**Your instructions**
Please, without the pictures, retype exactly the lines from the start of the material through the line that holds "plt.rcParams['mathtext.fontset'] = 'stix'".
--- START OF Dataset content ---
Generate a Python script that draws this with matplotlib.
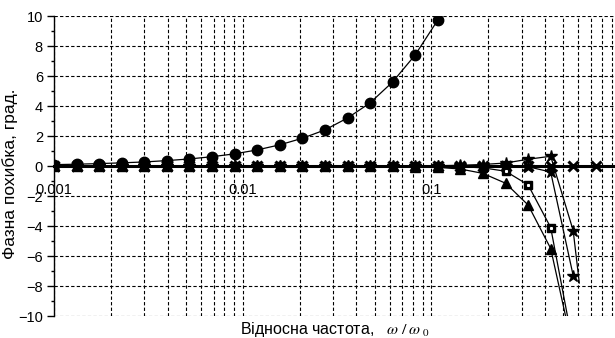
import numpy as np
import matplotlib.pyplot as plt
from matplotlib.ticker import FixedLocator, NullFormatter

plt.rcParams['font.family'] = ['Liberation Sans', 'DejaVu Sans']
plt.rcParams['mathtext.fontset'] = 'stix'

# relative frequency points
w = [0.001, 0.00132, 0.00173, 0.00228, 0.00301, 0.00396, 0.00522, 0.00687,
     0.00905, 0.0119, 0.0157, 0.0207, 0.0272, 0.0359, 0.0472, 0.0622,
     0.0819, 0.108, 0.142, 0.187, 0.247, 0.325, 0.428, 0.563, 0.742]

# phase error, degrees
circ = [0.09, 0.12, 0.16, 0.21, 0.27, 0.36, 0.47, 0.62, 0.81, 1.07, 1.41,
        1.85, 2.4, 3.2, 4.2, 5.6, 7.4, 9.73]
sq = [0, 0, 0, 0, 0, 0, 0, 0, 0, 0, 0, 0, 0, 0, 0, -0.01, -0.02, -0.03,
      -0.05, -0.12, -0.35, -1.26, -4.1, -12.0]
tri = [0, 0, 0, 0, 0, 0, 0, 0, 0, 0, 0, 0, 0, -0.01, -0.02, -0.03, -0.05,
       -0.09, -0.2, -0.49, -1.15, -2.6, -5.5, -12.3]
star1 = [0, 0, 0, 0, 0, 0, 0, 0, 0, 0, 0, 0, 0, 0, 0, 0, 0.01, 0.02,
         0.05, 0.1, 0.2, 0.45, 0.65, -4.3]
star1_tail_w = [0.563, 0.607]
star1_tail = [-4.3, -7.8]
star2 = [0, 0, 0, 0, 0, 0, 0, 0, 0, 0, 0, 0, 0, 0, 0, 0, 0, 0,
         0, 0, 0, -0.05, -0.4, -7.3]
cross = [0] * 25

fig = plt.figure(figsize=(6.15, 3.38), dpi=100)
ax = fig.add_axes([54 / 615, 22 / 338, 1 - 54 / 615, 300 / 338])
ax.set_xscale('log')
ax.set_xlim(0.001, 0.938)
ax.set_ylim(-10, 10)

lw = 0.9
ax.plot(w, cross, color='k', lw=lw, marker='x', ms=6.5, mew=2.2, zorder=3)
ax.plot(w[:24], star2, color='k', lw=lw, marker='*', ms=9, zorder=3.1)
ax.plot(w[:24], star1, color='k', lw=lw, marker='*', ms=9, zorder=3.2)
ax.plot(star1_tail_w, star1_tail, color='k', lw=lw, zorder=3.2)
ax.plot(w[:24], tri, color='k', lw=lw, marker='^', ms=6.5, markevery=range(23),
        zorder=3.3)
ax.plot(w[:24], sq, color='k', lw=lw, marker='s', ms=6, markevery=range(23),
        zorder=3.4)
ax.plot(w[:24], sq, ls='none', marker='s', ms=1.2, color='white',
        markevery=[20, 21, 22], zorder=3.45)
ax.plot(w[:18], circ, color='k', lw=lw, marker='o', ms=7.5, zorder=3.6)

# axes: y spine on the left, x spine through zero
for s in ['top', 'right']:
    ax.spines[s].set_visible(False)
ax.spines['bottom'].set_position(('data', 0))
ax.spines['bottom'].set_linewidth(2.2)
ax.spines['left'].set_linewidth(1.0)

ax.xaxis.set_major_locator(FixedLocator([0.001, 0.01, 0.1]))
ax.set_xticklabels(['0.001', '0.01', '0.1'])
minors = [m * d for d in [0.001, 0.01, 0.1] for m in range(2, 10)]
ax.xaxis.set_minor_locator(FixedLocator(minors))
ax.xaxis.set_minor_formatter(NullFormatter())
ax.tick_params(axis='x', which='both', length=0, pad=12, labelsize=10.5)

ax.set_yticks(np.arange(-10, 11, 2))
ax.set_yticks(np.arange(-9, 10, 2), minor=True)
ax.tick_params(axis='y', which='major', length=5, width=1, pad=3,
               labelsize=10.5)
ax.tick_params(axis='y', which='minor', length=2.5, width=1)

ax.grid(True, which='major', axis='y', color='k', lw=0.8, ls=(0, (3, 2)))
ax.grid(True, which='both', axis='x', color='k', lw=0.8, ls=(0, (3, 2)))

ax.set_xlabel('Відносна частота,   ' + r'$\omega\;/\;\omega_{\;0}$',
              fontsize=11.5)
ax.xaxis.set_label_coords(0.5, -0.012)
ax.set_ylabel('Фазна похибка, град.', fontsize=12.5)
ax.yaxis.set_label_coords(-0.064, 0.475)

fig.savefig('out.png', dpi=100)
--- END OF Dataset content ---
**Problem solution**
Generate a Python script that draws this with matplotlib.
import numpy as np
import matplotlib.pyplot as plt
from matplotlib.ticker import FixedLocator, NullFormatter

plt.rcParams['font.family'] = ['Liberation Sans', 'DejaVu Sans']
plt.rcParams['mathtext.fontset'] = 'stix'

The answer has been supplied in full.